Technological innovations are at the heart of healthcare as a discipline, where the advancement of treatments and the development of bespoke medical technologies have improved outcomes on practically every front. Iteration of mechanised surgical tools has improved precision, accuracy, speed and comfort for patients while enabling hitherto impossible forms of surgery to fix the most complex of issues. Diagnostic technologies have dramatically improved the speed and accuracy of diagnoses while drug-synthesising equipment has expanded the reach of medication to unfathomable levels.

Technology and Ethical Dilemmas

Ethical considerations in relation to the expansion of medical technology have always been central, but never overmuch a concern; this is because most ethical considerations related instead to the form in which medical trials would impact human lives. However, as technological innovation enters a new, AI-influenced age, concerns relating to such developments in life sciences have compounded.

The use of AI in healthcare itself is a potential minefield, ethically speaking. Not only are there serious questions about the ways in which AI algorithms reach key conclusions (the ‘black box’ quandary) but there are also concerns about how to apportion responsibility for potential mistakes made by AI. This is to say nothing of the private data required by AI systems to work in primary care scenarios. 

These are the immediate ethical issues facing healthcare today, but they also only scratch the surface; as our understanding of genetics accelerates, gene editing is set to become the next platform for major scientific breakthroughs – bringing with it key concerns about what it means to edit a life.

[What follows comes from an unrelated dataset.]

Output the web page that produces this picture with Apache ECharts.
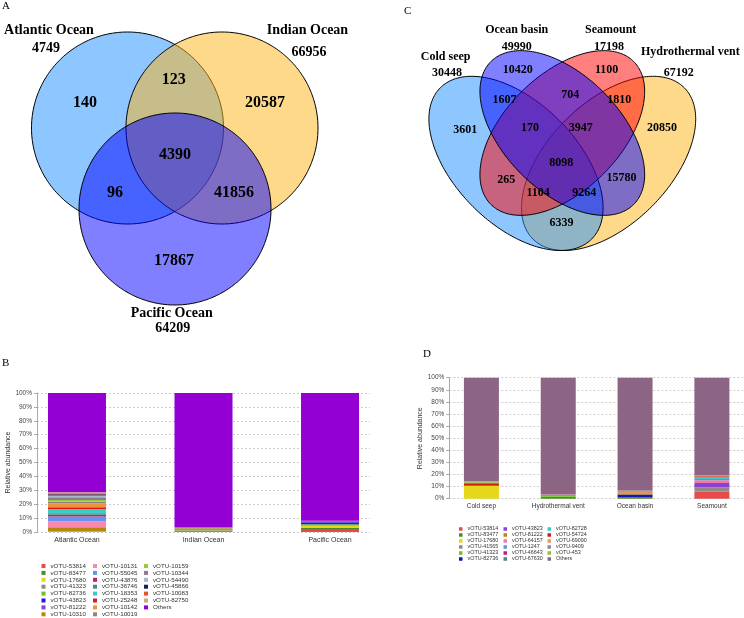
<!DOCTYPE html>
<html><head><meta charset="utf-8">
<script src="https://cdn.jsdelivr.net/npm/echarts@6/dist/echarts.min.js"></script>
<style>html,body{margin:0;padding:0;background:#fff}#c{width:744px;height:618px}</style>
</head><body><div id="c"></div>
<script>
// ================= DATA =================
// Panel A: Venn of oceans
const vennASets = ['Atlantic Ocean', 'Indian Ocean', 'Pacific Ocean'];
const vennATotals = [4749, 66956, 64209];
// regions: A only, A∩I, I only, A∩I∩P, A∩P, I∩P, P only
const vennARegionCounts = [140, 123, 20587, 4390, 96, 41856, 17867];

// Panel C: Venn of habitats
const vennCSets = ['Cold seep', 'Ocean basin', 'Seamount', 'Hydrothermal vent'];
const vennCTotals = [30448, 49990, 17198, 67192];
const vennCRegionCounts = [3601, 10420, 1100, 20850, 1607, 704, 1810, 170, 3947, 8098, 265, 15780, 1104, 9264, 6339];

// Panel B: stacked relative abundance by ocean
const oceanCategories = ['Atlantic Ocean', 'Indian Ocean', 'Pacific Ocean'];
const oceanOtus = ['vOTU-53814','vOTU-83477','vOTU-17680','vOTU-41323','vOTU-82736','vOTU-43823','vOTU-81222','vOTU-10310',
  'vOTU-10131','vOTU-55045','vOTU-43876','vOTU-36746','vOTU-18353','vOTU-25248','vOTU-10142','vOTU-10019',
  'vOTU-10159','vOTU-10344','vOTU-54490','vOTU-45866','vOTU-10083','vOTU-82750','Others'];
// values in % for [Atlantic, Indian, Pacific]
const oceanValues = [
  [0.1, 0.2, 2.2], [0.1, 0.8, 0.7], [0.1, 0.2, 1.4], [0.1, 0.3, 0.3], [0.1, 0.8, 1.0], [0.1, 0.1, 1.4], [0.1, 0.1, 0.5], [2.8, 0.3, 0.1],
  [4.3, 0, 0], [3.3, 0, 0], [1.4, 0, 0], [1.0, 0, 0], [2.9, 0, 0], [1.4, 0, 0.5], [2.9, 0, 0], [1.0, 0, 0],
  [1.4, 0.4, 0], [1.9, 0, 0], [1.2, 0, 0], [1.0, 0, 0], [0.7, 0, 0], [0.7, 0, 0], [71.4, 96.8, 91.9]
];

// Panel D: stacked relative abundance by habitat
const habitatCategories = ['Cold seep', 'Hydrothermal vent', 'Ocean basin', 'Seamount'];
const habitatOtus = ['vOTU-53814','vOTU-83477','vOTU-17680','vOTU-41565','vOTU-41323','vOTU-82736',
  'vOTU-43823','vOTU-81222','vOTU-64157','vOTU-1247','vOTU-46643','vOTU-67630',
  'vOTU-82728','vOTU-54724','vOTU-69090','vOTU-9409','vOTU-453','Others'];
// values in % for [Cold seep, Hydrothermal vent, Ocean basin, Seamount]
const habitatValues = [
  [0, 0, 0, 6.0], [0, 1.6, 1.0, 0], [10.5, 0, 0, 0], [0.2, 0, 0, 3.4], [0, 1.4, 0, 0], [0, 0, 2.4, 0],
  [0, 0, 0, 3.6], [0, 0, 1.1, 0], [0, 0.5, 0, 2.2], [0, 0, 0, 1.1], [0, 0, 0, 0], [0, 0, 0, 0],
  [0, 0, 0, 1.4], [2.0, 0, 0, 0.8], [0, 0, 1.2, 1.1], [0.5, 0, 1.1, 0], [1.3, 0, 0, 0], [85.5, 96.5, 93.2, 80.4]
];

// ================= STYLE / LAYOUT =================
const oceanColors = ['#E64A4A','#4E8A25','#E5D81A','#8C8C84','#6DC21E','#1B1BE6','#8D3FD8','#B8860B',
  '#F788B0','#6495ED','#C21E6E','#4F8585','#36D1C4','#E01818','#F0923A','#888888',
  '#9CC83C','#8E7A8E','#A4BCCB','#1C1C5C','#F0501E','#D4A77A','#9400D3'];
const habitatColors = ['#E64A4A','#4E8A25','#E5D81A','#8C8C84','#6DC21E','#1515C0',
  '#8D3FD8','#B8860B','#F07AA8','#6A8FE0','#C0207A','#4F8585',
  '#36CCCC','#D01E1E','#E8945A','#8A8A8A','#9CBC3C','#8C6585'];

const SERIF = '"Liberation Serif", "Times New Roman", serif';
const SANS = '"Liberation Sans", Arial, sans-serif';

// Venn A geometry (units = px of panel)
const vennAShapes = [
  {cx: 127.5, cy: 128, a: 96, b: 96, rot: 0, fill: 'rgba(30,144,255,0.5)'},
  {cx: 222, cy: 128, a: 96, b: 96, rot: 0, fill: 'rgba(255,180,22,0.5)'},
  {cx: 175, cy: 209, a: 96, b: 96, rot: 0, fill: 'rgba(0,0,255,0.5)'}
];
const vennARegionPos = [[85,103],[173.7,80],[265,103],[175,155],[115,193],[234,193],[174,261]];
const vennASetPos = [[49,30],[307.5,30],[171.7,313]];
const vennATotalPos = [[46,48],[309,52],[172.7,328]];

// Venn C geometry (draw order: Hydrothermal, Cold seep, Seamount, Ocean basin)
const vennCShapes = [
  {cx: 236.6, cy: 163.4, a: 107, b: 61, rot: -45, fill: 'rgba(255,180,22,0.5)'},
  {cx: 144, cy: 163.4, a: 107, b: 61, rot: 45, fill: 'rgba(30,144,255,0.5)'},
  {cx: 190.3, cy: 133, a: 101, b: 58, rot: -45, fill: 'rgba(255,0,0,0.5)'},
  {cx: 190.3, cy: 133, a: 101, b: 58, rot: 45, fill: 'rgba(0,0,255,0.5)'}
];
const vennCRegionPos = [[93.3,130],[145.8,70],[234.7,70],[290,127.7],[132.5,100],[198.3,95],[247.2,100],[158,127.7],
  [208.7,127.7],[189.2,163.3],[134.2,180],[249.5,178.3],[166.2,192.7],[212.2,192.7],[189.5,222.7]];
const vennCSetPos = [[73.7,56.7],[144.7,30],[238.7,30],[318.3,52.3]];
const vennCTotalPos = [[75,73.3],[144.7,46.7],[237,46.7],[306.7,73.3]];

function shapeSeries(gi, shapes) {
  return {
    type: 'custom', coordinateSystem: 'cartesian2d', xAxisIndex: gi, yAxisIndex: gi,
    silent: true, clip: false, z: 1, animation: false,
    data: shapes.map((s, i) => i),
    renderItem(params, api) {
      const s = shapes[params.dataIndex];
      const th = s.rot * Math.PI / 180, pts = [];
      for (let k = 0; k < 240; k++) {
        const t = 2 * Math.PI * k / 240;
        const lx = s.a * Math.cos(t), ly = s.b * Math.sin(t);
        pts.push(api.coord([s.cx + lx * Math.cos(th) - ly * Math.sin(th), s.cy + lx * Math.sin(th) + ly * Math.cos(th)]));
      }
      return {type: 'polygon', shape: {points: pts}, style: {fill: s.fill, stroke: '#000', lineWidth: 1}};
    }
  };
}
function textSeries(gi, labels, pos, font) {
  return {
    type: 'custom', coordinateSystem: 'cartesian2d', xAxisIndex: gi, yAxisIndex: gi,
    silent: true, clip: false, z: 5, animation: false,
    data: labels.map((l, i) => i),
    renderItem(params, api) {
      const p = api.coord(pos[params.dataIndex]);
      return {type: 'text', x: p[0], y: p[1], style: {text: String(labels[params.dataIndex]), font: font, fill: '#000', align: 'center', verticalAlign: 'middle'}};
    }
  };
}

function barAxisY(gi, title) {
  return {
    gridIndex: gi, type: 'value', min: 0, max: 100, interval: 10,
    name: title, nameLocation: 'middle', nameGap: 22,
    nameTextStyle: {fontFamily: SANS, fontSize: 7, color: '#333'},
    axisLine: {show: true, onZero: false, lineStyle: {color: '#aaa', width: 1}},
    axisTick: {show: true, length: 3, lineStyle: {color: '#aaa'}},
    axisLabel: {formatter: '{value}%', fontFamily: SANS, fontSize: 6.5, color: '#444', margin: 5},
    splitLine: {show: true, lineStyle: {color: '#ccc', type: [2, 2], width: 1}}
  };
}
function barAxisX(gi, cats, min, max, fs, margin) {
  return {
    gridIndex: gi, type: 'value', min: min, max: max,
    axisLine: {show: false, onZero: false}, axisTick: {show: false}, splitLine: {show: false},
    axisLabel: {customValues: cats.map((c, i) => i), formatter: v => cats[Math.round(v)], fontFamily: SANS, fontSize: fs, color: '#333', margin: margin}
  };
}

const series = [];
series.push(shapeSeries(0, vennAShapes));
series.push(textSeries(0, vennARegionCounts, vennARegionPos, 'bold 16px ' + SERIF));
series.push(textSeries(0, vennASets, vennASetPos, 'bold 14px ' + SERIF));
series.push(textSeries(0, vennATotals, vennATotalPos, 'bold 14px ' + SERIF));
series.push(shapeSeries(1, vennCShapes));
series.push(textSeries(1, vennCRegionCounts, vennCRegionPos, 'bold 12px ' + SERIF));
series.push(textSeries(1, vennCSets, vennCSetPos, 'bold 12px ' + SERIF));
series.push(textSeries(1, vennCTotals, vennCTotalPos, 'bold 12px ' + SERIF));

// data rows are [value, categoryIndex]; encode maps them to y / x so the stack runs on the value
oceanOtus.forEach((n, j) => series.push({
  type: 'bar', name: 'B|' + n, stack: 'B', xAxisIndex: 2, yAxisIndex: 2, barWidth: 58,
  itemStyle: {color: oceanColors[j]}, animation: false,
  encode: {x: 1, y: 0},
  data: oceanValues[j].map((v, i) => [v, i])
}));
habitatOtus.forEach((n, j) => series.push({
  type: 'bar', name: 'D|' + n, stack: 'D', xAxisIndex: 3, yAxisIndex: 3, barWidth: 35,
  itemStyle: {color: habitatColors[j]}, animation: false,
  encode: {x: 1, y: 0},
  data: habitatValues[j].map((v, i) => [v, i])
}));

function legendCol(names, prefix, left, top, icon, fs, gap) {
  return {
    orient: 'vertical', left: left, top: top, height: 90, padding: 0, itemGap: gap,
    itemWidth: icon, itemHeight: icon, icon: 'rect', selectedMode: false,
    data: names.map(n => prefix + n),
    formatter: n => n.split('|')[1],
    textStyle: {fontFamily: SANS, fontSize: fs, color: '#333'}
  };
}
const legends = [
  legendCol(oceanOtus.slice(0, 8), 'B|', 41.5, 563, 4, 6.2, 0.9),
  legendCol(oceanOtus.slice(8, 16), 'B|', 93, 563, 4, 6.2, 0.9),
  legendCol(oceanOtus.slice(16), 'B|', 144, 563, 4, 6.2, 0.9),
  legendCol(habitatOtus.slice(0, 6), 'D|', 459, 526.5, 3.5, 5.4, 1.0),
  legendCol(habitatOtus.slice(6, 12), 'D|', 503.5, 526.5, 3.5, 5.4, 1.0),
  legendCol(habitatOtus.slice(12), 'D|', 547.5, 526.5, 3.5, 5.4, 1.0)
];

const hiddenX = (gi, max) => ({gridIndex: gi, type: 'value', min: 0, max: max, show: false});
const hiddenY = (gi, max) => ({gridIndex: gi, type: 'value', min: 0, max: max, inverse: true, show: false});

const option = {
  backgroundColor: '#fff',
  animation: false,
  grid: [
    {left: 0, top: 0, width: 372, height: 340},
    {left: 372, top: 0, width: 372, height: 340},
    {left: 37, top: 393, width: 333, height: 139},
    {left: 449.3, top: 377.7, width: 298, height: 121}
  ],
  xAxis: [hiddenX(0, 372), hiddenX(1, 372),
    barAxisX(2, oceanCategories, -0.316, 2.316, 7, 5),
    barAxisX(3, habitatCategories, -0.418, 3.418, 6.5, 4)],
  yAxis: [hiddenY(0, 340), hiddenY(1, 340),
    barAxisY(2, 'Relative abundance'),
    barAxisY(3, 'Relative abundance')],
  legend: legends,
  graphic: [
    {type: 'text', left: 2, top: 1, style: {text: 'A', font: '11px ' + SERIF, fill: '#000'}},
    {type: 'text', left: 2, top: 358, style: {text: 'B', font: '11px ' + SERIF, fill: '#000'}},
    {type: 'text', left: 404, top: 6, style: {text: 'C', font: '11px ' + SERIF, fill: '#000'}},
    {type: 'text', left: 423, top: 349, style: {text: 'D', font: '11px ' + SERIF, fill: '#000'}}
  ],
  series: series
};
const chart = echarts.init(document.getElementById('c'), null, {renderer: 'canvas'});
chart.setOption(option);
</script>
</body></html>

Equity and Access in Healthcare Solutions

These ethical concerns are major enough that independent organisations are already convening to discuss frameworks for future developments – but the remit for these discussions must necessarily extend beyond simple fearmongering regarding the potential of certain technologies. In other cases, radical transformation of healthcare innovation is nothing short of necessary, in order to improve access to healthcare on both sides of the coin: as a patient and as a practitioner.